1. The first great heresy to trouble the Church was Arianism. The Arians denied that Christ was God and that the Son is equal to Father. The Orthodox Church condemned Arianism at the First Ecumenical Council. The key word in explaining the Orthodox teaching was “consubstantial” – the Son is consubstantial or of one essence with the Father. The Arians, however, refused to accept this word. They knew that to accept it would entail a rejection of their heresy. But in order to distract people from the real issue, they pointed out that the word “consubstantial” was not found in Scripture and had originally been used in a heretical sense by Paul of Samosata, an earlier heretic who had confused the persons of the Father and the Son. The Arians accused the Orthodox of having the same heretical tendencies because they used the same terminology as an earlier heretic had, even though the Orthodox did not attach a heretical meaning to it.

2. The Arians also refused to join with the Orthodox Church because they pointed out that the Orthodox were in communion with Marcellus of Antioch, a bishop who was fanatically opposed to Arianism to the point of confusing the three persons of the Trinity. Most of the Orthodox did not realize that Marcellus’ own faith was suspect. The Arians threw a smokescreen over their own errors by pointing to the errors of Marcellus. But in fact, they were just avoiding the main point, which was that Arianism itself is heretical, and no number of dubious clergy in the ranks of the Orthodox can change that fact.

3. The Monophysites were a later heresy which fused Christ’s humanity and divinity to the point of obscuring His humanity. The Monophysites refused to accept the Fourth Ecumenical Council because the council accepted as orthodox the Tome of Leo, which they considered to be a Nestorian document. In fact, the Tome was perfectly Orthodox, but was worded vaguely enough that a Nestorian would not have a problem in accepting it. Nestorius himself declared that it was exactly what he had been trying to say all along. Thus, the Monophysites were able to characterize the Orthodox as Nestorians, and confuse many people. They used the Tome as a pretext for schism, and refused to deal with the real issue, which was that Monophysitism itself is a heresy.

4. Another heresy after Monophysitism was Iconoclasm. The Iconoclasts declared that icons were idols and that it was permissible neither to paint them nor especially to venerate them. The Iconoclasts were very quick to point out certain abuses connected with icons; for example, some people considered them living images to the point of using them as godparents at baptism! They used abuses such at this to blow smoke around the issue and to present the Orthodox view as something which inevitably lead to incorrect practices. But no number of abuses connected with icons could change the fact that it is a pious thing to depict and venerate them.

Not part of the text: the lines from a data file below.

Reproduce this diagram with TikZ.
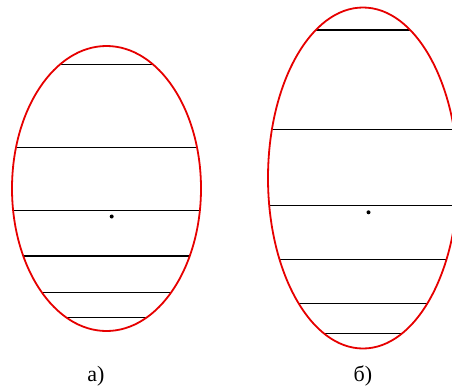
\documentclass[tikz,border=0pt]{standalone}
\usepackage{fontspec}
\setmainfont{Liberation Serif}
\begin{document}
\begin{tikzpicture}[x=1pt,y=-1pt,
  oval/.style={draw={rgb,255:red,230;green,0;blue,0},line width=1.8pt},
  chord/.style={draw=black,line width=1.1pt},
  centre/.style={fill=black,circle,inner sep=0pt,minimum size=4pt},
  caption/.style={font=\fontsize{22}{26}\selectfont,inner sep=0pt}]
\useasboundingbox (0,0) rectangle (452,389);
\clip (0,0) rectangle (452,389);
% left ellipse (a)
\foreach \yy in {64.3,147.3,210.7,256,292.7,317.3} {
  \pgfmathsetmacro\hw{94.5*sqrt(1-((\yy-188.5)/142.5)^2)}
  \draw[chord] (106.5-\hw,\yy) -- (106.5+\hw,\yy);
}
\draw[oval] (106.5,188.5) ellipse [x radius=94.5, y radius=142.5];
\node[centre] (dotA) at (111.7,216.5) {};
% right ellipse (b)
\foreach \yy in {30,129.5,205.5,259.3,303.5,333.3} {
  \pgfmathsetmacro\hw{95*sqrt(1-((\yy-178)/170.5)^2)}
  \draw[chord] (363-\hw,\yy) -- (363+\hw,\yy);
}
\draw[oval] (363,178) ellipse [x radius=95, y radius=170.5];
\node[centre] (dotB) at (368.5,212.3) {};
% captions
\node[caption] (capA) at (96,376) {а)};
\node[caption] (capB) at (363,376) {б)};
\end{tikzpicture}
\end{document}
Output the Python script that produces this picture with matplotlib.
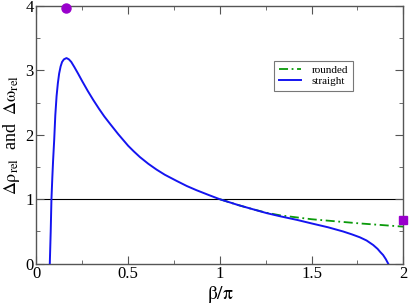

In our days, the name-worshippers are proving themselves worthy followers of their predecessors in heresy. By attempting to shift the focus of the debate onto the expressions of the Russian Synod, they are avoiding the real question: what is their own confession of faith? If they truly are Orthodox Christians, they can demonstrate it quickly and easily by just accepting the condemnations which the Church has published against name-worshipping. Let them proclaim loudly that the name of God is not an uncreated energy of God, but a created symbol given to us by Holy Scripture and the Fathers which expresses the inexpressible insofar as human language is capable. Let them denounce the errors of Bulatovich and the deluded monks of Mount Athos who followed him into heresy. Then we will believe that they are in truth Orthodox Christians and not members of a heretical sect.